YOUR GOAL. Search the listing for "this" and copy every line where it appears.
** Begin TASK DATA **
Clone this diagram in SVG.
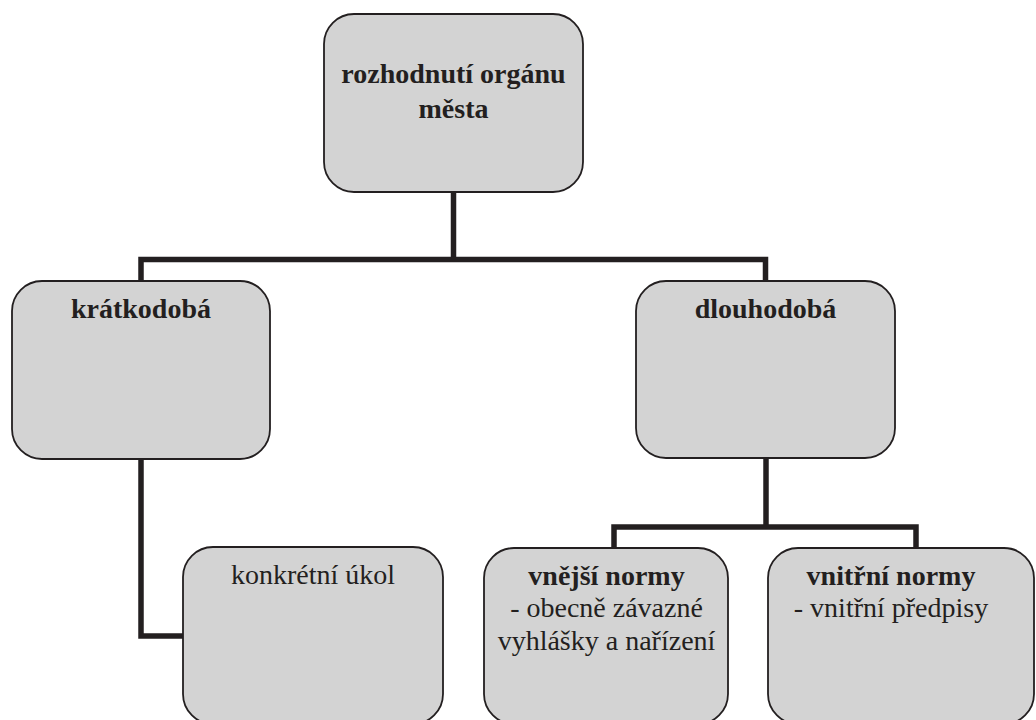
** End TASK DATA **
** Begin TASK DATA **
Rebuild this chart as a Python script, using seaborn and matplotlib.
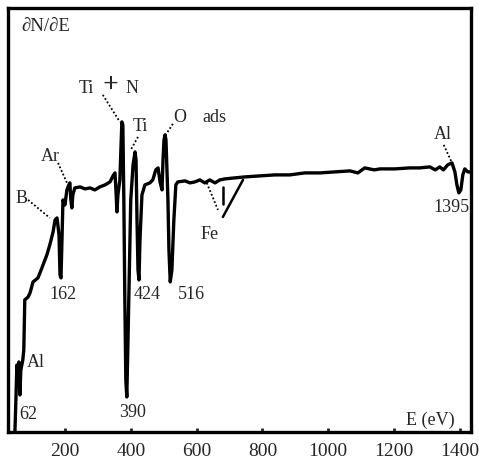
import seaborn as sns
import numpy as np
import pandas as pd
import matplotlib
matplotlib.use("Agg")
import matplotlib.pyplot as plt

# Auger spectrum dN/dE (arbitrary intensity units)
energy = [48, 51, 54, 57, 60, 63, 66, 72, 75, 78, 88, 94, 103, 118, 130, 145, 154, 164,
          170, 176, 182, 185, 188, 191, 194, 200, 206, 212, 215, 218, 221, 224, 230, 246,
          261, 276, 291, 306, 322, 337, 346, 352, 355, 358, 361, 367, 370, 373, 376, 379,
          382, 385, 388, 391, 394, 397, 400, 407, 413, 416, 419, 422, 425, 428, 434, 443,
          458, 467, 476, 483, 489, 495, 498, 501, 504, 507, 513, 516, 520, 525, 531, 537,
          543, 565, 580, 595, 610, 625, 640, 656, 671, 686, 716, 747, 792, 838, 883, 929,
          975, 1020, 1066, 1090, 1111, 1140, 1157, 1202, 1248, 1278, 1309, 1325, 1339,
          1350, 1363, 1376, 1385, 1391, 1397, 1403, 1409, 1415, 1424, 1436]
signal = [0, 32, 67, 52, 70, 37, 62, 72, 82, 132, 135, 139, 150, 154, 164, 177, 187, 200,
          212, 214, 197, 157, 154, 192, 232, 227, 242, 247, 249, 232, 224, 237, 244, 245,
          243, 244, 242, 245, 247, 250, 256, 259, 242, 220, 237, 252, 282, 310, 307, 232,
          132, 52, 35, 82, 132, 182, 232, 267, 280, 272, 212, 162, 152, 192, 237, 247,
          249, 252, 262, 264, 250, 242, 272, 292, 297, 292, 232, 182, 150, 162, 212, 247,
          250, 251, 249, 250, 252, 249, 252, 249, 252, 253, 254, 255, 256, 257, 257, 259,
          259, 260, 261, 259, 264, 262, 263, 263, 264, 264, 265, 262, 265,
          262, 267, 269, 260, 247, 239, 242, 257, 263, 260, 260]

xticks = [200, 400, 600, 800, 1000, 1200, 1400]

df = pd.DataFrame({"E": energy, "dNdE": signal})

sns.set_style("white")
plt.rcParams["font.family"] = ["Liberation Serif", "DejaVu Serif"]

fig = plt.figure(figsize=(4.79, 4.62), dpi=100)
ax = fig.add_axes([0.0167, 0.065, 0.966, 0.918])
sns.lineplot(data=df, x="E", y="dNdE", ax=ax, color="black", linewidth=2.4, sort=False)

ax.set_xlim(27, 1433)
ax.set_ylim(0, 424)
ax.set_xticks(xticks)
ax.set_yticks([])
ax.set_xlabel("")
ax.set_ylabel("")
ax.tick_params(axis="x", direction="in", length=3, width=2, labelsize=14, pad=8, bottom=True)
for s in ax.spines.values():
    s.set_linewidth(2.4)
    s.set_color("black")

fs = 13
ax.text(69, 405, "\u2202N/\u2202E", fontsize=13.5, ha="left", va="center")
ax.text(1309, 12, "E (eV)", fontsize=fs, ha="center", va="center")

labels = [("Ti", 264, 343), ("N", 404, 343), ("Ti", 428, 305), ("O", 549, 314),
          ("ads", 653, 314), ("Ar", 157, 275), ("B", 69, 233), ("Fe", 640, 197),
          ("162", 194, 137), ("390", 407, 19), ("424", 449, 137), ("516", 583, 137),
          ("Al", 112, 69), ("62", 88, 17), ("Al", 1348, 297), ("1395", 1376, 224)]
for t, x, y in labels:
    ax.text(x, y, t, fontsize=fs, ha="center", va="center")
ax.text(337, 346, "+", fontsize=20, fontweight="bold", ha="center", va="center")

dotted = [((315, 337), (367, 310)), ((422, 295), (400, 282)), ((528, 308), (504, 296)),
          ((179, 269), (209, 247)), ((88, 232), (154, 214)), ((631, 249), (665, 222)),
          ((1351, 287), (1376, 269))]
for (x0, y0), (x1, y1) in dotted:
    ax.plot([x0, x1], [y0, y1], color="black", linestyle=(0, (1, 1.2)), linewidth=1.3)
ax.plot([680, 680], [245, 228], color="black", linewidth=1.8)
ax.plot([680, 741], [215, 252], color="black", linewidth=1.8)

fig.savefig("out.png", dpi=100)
** End TASK DATA **
** Begin TASK DATA **
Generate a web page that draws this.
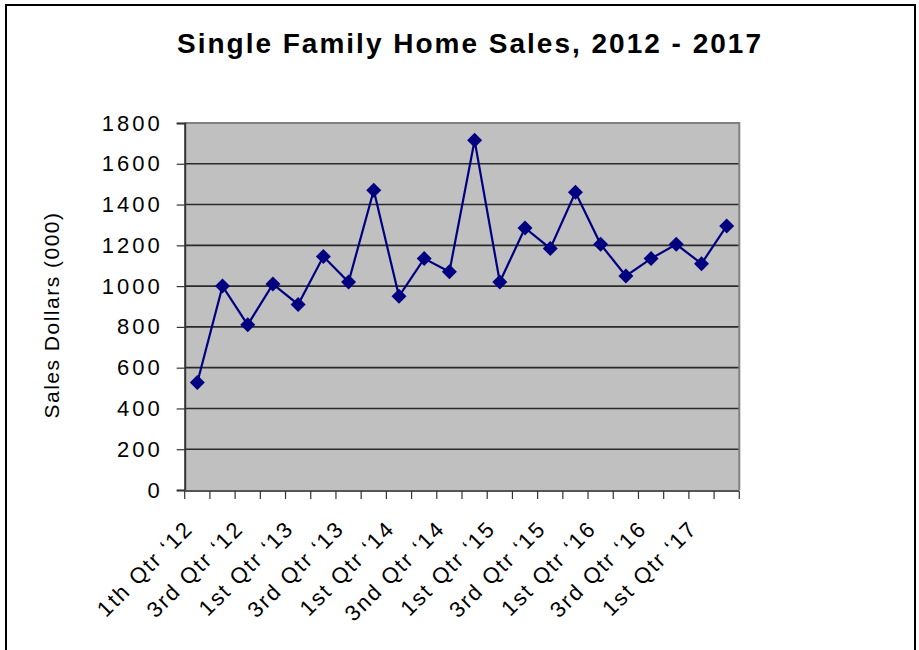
** End TASK DATA **
RESPONSE.
Clone this diagram in SVG.
Rebuild this chart as a Python script, using seaborn and matplotlib.
Generate a web page that draws this.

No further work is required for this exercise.